== WORK TO BE COMPLETED ==
Beginning at the line containing "Output the HTML that produces this rendering." and continuing to the end of the records below, give each line again exactly as it stands, and only those lines.
■ ■ ■ ■
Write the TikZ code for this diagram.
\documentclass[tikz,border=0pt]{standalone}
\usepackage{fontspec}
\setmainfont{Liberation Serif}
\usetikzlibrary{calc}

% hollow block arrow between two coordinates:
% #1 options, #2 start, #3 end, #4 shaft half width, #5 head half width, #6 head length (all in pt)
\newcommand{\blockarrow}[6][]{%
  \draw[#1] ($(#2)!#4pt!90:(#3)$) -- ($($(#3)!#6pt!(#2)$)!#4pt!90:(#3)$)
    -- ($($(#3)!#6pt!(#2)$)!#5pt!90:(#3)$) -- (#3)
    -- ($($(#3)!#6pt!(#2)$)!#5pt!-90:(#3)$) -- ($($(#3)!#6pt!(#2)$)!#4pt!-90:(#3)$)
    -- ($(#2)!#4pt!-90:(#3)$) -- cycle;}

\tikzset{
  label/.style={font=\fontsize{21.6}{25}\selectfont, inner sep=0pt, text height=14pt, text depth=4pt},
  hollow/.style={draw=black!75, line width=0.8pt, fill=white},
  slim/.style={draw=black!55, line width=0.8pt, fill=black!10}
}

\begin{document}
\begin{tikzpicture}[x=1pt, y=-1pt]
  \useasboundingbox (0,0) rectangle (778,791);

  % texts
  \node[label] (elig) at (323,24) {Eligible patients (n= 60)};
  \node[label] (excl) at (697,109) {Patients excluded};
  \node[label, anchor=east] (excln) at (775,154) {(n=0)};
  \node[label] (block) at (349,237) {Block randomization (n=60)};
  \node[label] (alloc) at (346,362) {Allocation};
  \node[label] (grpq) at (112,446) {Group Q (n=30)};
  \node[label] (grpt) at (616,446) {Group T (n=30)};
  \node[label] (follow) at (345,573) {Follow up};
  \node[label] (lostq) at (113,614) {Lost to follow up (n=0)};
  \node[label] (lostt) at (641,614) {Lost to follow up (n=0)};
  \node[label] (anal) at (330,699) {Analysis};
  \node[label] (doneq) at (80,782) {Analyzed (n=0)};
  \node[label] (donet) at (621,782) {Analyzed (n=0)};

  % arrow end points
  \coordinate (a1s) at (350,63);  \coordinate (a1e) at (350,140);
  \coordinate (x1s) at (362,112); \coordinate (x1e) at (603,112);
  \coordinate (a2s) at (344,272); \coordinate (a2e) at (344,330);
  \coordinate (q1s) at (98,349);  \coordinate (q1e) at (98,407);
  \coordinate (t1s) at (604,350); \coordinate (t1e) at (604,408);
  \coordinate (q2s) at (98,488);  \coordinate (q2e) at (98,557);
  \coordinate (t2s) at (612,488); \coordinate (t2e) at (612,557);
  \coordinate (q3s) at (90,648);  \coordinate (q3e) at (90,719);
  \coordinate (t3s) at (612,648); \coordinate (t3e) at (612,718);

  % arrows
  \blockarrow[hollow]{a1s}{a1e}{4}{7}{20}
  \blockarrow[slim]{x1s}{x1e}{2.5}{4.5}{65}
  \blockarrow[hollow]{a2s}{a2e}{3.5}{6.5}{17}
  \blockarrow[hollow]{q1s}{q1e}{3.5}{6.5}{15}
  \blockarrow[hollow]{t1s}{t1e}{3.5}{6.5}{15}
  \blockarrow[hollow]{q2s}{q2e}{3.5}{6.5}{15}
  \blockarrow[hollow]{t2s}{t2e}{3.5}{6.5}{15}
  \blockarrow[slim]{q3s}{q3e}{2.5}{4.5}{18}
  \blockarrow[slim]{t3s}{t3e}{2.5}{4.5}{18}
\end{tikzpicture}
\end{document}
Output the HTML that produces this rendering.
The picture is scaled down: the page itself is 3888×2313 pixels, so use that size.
■ ■ ■ ■
== WRITTEN ANSWER ==
Output the HTML that produces this rendering.
The picture is scaled down: the page itself is 3888×2313 pixels, so use that size.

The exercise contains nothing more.